#### [TASK PROMPT]
All lines from the beginning of the listing through the line with "from matplotlib.ticker import" are to be copied word for word; the pictures are not.

#### [SOURCE MATERIAL]

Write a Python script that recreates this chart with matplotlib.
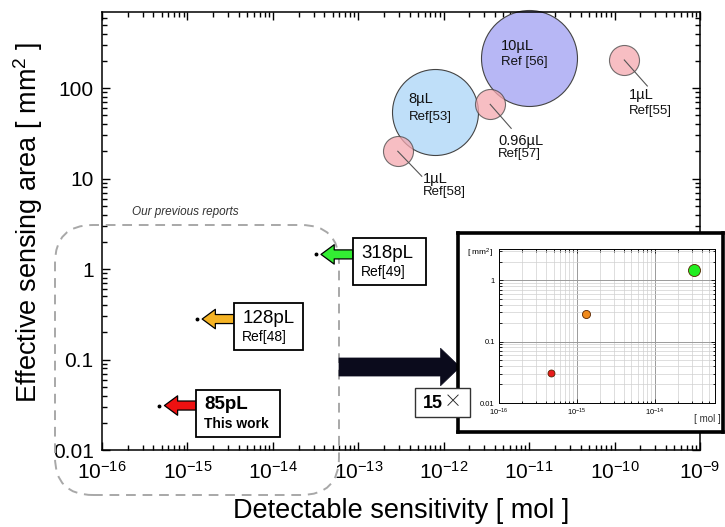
import math
import matplotlib
matplotlib.use("Agg")
import matplotlib.pyplot as plt
from matplotlib.patches import Rectangle, FancyBboxPatch, FancyArrowPatch
from matplotlib.transforms import IdentityTransform
from matplotlib.ticker import LogLocator, FuncFormatter, NullFormatter

plt.rcParams.update({
    "font.family": ["Liberation Sans", "DejaVu Sans"],
    "mathtext.fontset": "custom",
    "mathtext.rm": "Liberation Sans",
    "mathtext.it": "Liberation Sans:italic",
    "mathtext.bf": "Liberation Sans:bold",
})

W, H, DPI = 725, 527, 100

# literature reports (bubbles): sensitivity [mol], area [mm2]
ref_x = [1e-11, 8e-13, 3.5e-12, 1.3e-10, 2.9e-13]
ref_y = [215, 55, 66, 204, 20]
ref_vol = ["10µL", "8µL", "0.96µL", "1µL", "1µL"]
ref_name = ["Ref [56]", "Ref[53]", "Ref[57]", "Ref[55]", "Ref[58]"]

# our reports
our_x = [3.2e-14, 1.3e-15, 4.7e-16]
our_y = [1.45, 0.28, 0.031]
our_vol = ["318pL", "128pL", "85pL"]
our_name = ["Ref[49]", "Ref[48]", "This work"]

x_ticks = [1e-16, 1e-15, 1e-14, 1e-13, 1e-12, 1e-11, 1e-10, 1e-9]
y_ticks = [0.01, 0.1, 1, 10, 100]

# styling
ref_size = [4776, 3833, 467, 467, 467]
ref_color = ["#b7b7f5", "#bfdff9", "#f5a8af", "#f5a8af", "#f5a8af"]
ref_alpha = [1, 1, 0.75, 0.75, 0.75]
# label offsets in pixels (dx right, dy down): volume line, ref line
ref_lbl = [(-28, -12), (-27, -13), (8, 37), (5, 35), (25, 28)]
ref_lbl2 = [(-28, 4), (-27, 5), (8, 50), (5, 51), (25, 41)]
ref_leader = [None, None, (21, 24), (23, 26), (24, 25)]

our_color = ["#33ee33", "#f5b324", "#ee1111"]
our_box_w = [73, 69, 84]
inset_size = [75, 34, 25]
inset_color = ["#22ee22", "#f08a1c", "#e81c1c"]

fig = plt.figure(figsize=(W / DPI, H / DPI), dpi=DPI)
ID = IdentityTransform()


def img(x, y):
    # image pixel (top-left origin) -> display coords
    return (x, H - y)


def pow10(v, p):
    return r"$\mathregular{10^{%d}}$" % round(math.log10(v))


def style_log_axis(a):
    a.set_xscale("log")
    a.set_yscale("log")
    a.xaxis.set_major_formatter(FuncFormatter(pow10))
    a.yaxis.set_major_formatter(FuncFormatter(lambda v, p: "%g" % v))
    a.xaxis.set_minor_locator(LogLocator(base=10, subs=range(2, 10), numticks=20))
    a.yaxis.set_minor_locator(LogLocator(base=10, subs=range(2, 10), numticks=20))
    a.xaxis.set_minor_formatter(NullFormatter())
    a.yaxis.set_minor_formatter(NullFormatter())


ax = fig.add_axes([102 / W, 77 / H, 598 / W, 438 / H])
style_log_axis(ax)
ax.set_xlim(1e-16, 1e-9)
ax.set_ylim(0.01, 10 ** 2.84)
ax.set_xticks(x_ticks)
ax.set_yticks(y_ticks)
ax.tick_params(which="both", direction="in", top=True, right=True, width=1)
ax.tick_params(which="major", length=6, labelsize=15)
ax.tick_params(which="minor", length=3.5)
ax.tick_params(axis="x", pad=8)
ax.tick_params(axis="y", pad=6)
for s in ax.spines.values():
    s.set_linewidth(1.1)
ax.set_xlabel("Detectable sensitivity [ mol ]", fontsize=19.5, va="center")
ax.set_ylabel("Effective sensing area [ mm$^2$ ]", fontsize=19.5, va="center")
ax.xaxis.set_label_coords(0.5, (450 - 511) / 438)
ax.yaxis.set_label_coords((28 - 102) / 598, (450 - 222) / 438)

# bubbles
for i in range(len(ref_x)):
    ax.scatter(ref_x[i], ref_y[i], s=ref_size[i], color=ref_color[i],
               alpha=ref_alpha[i], edgecolors="#444444", linewidths=0.8,
               zorder=3 if ref_alpha[i] < 1 else 2, clip_on=False)

fig.canvas.draw()

for i in range(len(ref_x)):
    px, py = ax.transData.transform((ref_x[i], ref_y[i]))
    if ref_leader[i] is not None:
        dx, dy = ref_leader[i]
        ax.plot([px, px + dx], [py, py - dy], color="#555555", lw=0.8,
                transform=ID, zorder=4)
    dx, dy = ref_lbl[i]
    ax.text(px + dx, py - dy, ref_vol[i], transform=ID, fontsize=10.5,
            ha="left", va="center", zorder=5, color="#111111")
    dx, dy = ref_lbl2[i]
    ax.text(px + dx, py - dy, ref_name[i], transform=ID, fontsize=9.5,
            ha="left", va="center", zorder=5, color="#111111")

# dashed "previous reports" region
dash = FancyBboxPatch(img(55, 495), 284, 270,
                      boxstyle="round,pad=0,rounding_size=38", transform=ID,
                      fc="none", ec="#a8a8a8", lw=1.4, ls=(0, (5, 3.5)),
                      zorder=1)
fig.add_artist(dash)
fig.text(*img(132, 212), "Our previous reports", transform=ID, fontsize=8.5,
         style="italic", color="#333333", ha="left", va="center")

# our data: dots, arrows, labelled boxes
for i in range(len(our_x)):
    ax.plot(our_x[i], our_y[i], "o", ms=1.8, color="black", zorder=6)
    px, py = ax.transData.transform((our_x[i], our_y[i]))
    arr = FancyArrowPatch((px + 37, py), (px + 5, py), transform=ID,
                          arrowstyle="simple,head_length=0.95,head_width=1.4,tail_width=0.65",
                          mutation_scale=10, fc=our_color[i], ec="black",
                          lw=0.9, shrinkA=0, shrinkB=0, zorder=2)
    fig.add_artist(arr)
    box = Rectangle((px + 37, py - 31), our_box_w[i], 47, transform=ID,
                    fc="white", ec="black", lw=1.3, zorder=3)
    fig.add_artist(box)
    wt = "bold" if our_name[i] == "This work" else "normal"
    fig.text(px + 45, py + 1, our_vol[i], transform=ID, fontsize=13.5,
             weight=wt, ha="left", va="center", zorder=4)
    fig.text(px + 45, py - 18, our_name[i], transform=ID, fontsize=10,
             weight=wt, ha="left", va="center", zorder=4)

# big magnification arrow
big = FancyArrowPatch(img(339, 367), img(460, 367), transform=ID,
                      arrowstyle="simple,head_length=0.7,head_width=1.35,tail_width=0.65",
                      mutation_scale=20, fc="#0b0b1c", ec="#0b0b1c", lw=0.5,
                      shrinkA=0, shrinkB=0, zorder=2)
fig.add_artist(big)
fig.add_artist(Rectangle(img(415, 417), 55, 29, transform=ID, fc="white",
                         ec="#333333", lw=1.0, zorder=8))
fig.text(*img(443, 403), "15", transform=ID, fontsize=13, weight="bold",
         ha="right", va="center", zorder=9)
fig.text(*img(444, 402), "×", transform=ID, fontsize=13,
         family=["Noto Sans CJK JP", "DejaVu Sans"], weight="light",
         ha="left", va="center", zorder=9, color="#222222")

# inset frame
frame = fig.add_axes([458 / W, (H - 432) / H, (723 - 458) / W, (432 - 233) / H],
                     zorder=5)
frame.set_xticks([])
frame.set_yticks([])
for s in frame.spines.values():
    s.set_linewidth(2.6)

ins = fig.add_axes([499 / W, (H - 403) / H, 216 / W, 154 / H], zorder=6)
style_log_axis(ins)
ins.set_xlim(1e-16, 10 ** -13.23)
ins.set_ylim(0.01, 3.2)
ins.set_xticks([1e-16, 1e-15, 1e-14])
ins.set_yticks([0.01, 0.1, 1])
ins.tick_params(which="both", direction="in", top=True, right=True, width=0.6)
ins.tick_params(which="major", length=3, labelsize=5.5, pad=3)
ins.tick_params(which="minor", length=1.8)
ins.grid(True, which="major", color="#9a9a9a", lw=0.7)
ins.grid(True, which="minor", color="#d0d0d0", lw=0.5)
ins.set_axisbelow(True)
for s in ins.spines.values():
    s.set_linewidth(0.7)
for i in range(len(our_x)):
    ins.scatter(our_x[i], our_y[i], s=inset_size[i], color=inset_color[i],
                edgecolors="#552200", linewidths=0.6, zorder=3)
fig.text(*img(480, 253), "[ mm$^2$]", transform=ID, fontsize=6,
         ha="center", va="center", zorder=7)
fig.text(*img(707, 419), "[ mol ]", transform=ID, fontsize=7,
         ha="center", va="center", zorder=7, color="#333333")

fig.savefig("out.png", dpi=DPI)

#### [FINAL RESULT]
Write a Python script that recreates this chart with matplotlib.
import math
import matplotlib
matplotlib.use("Agg")
import matplotlib.pyplot as plt
from matplotlib.patches import Rectangle, FancyBboxPatch, FancyArrowPatch
from matplotlib.transforms import IdentityTransform
from matplotlib.ticker import LogLocator, FuncFormatter, NullFormatter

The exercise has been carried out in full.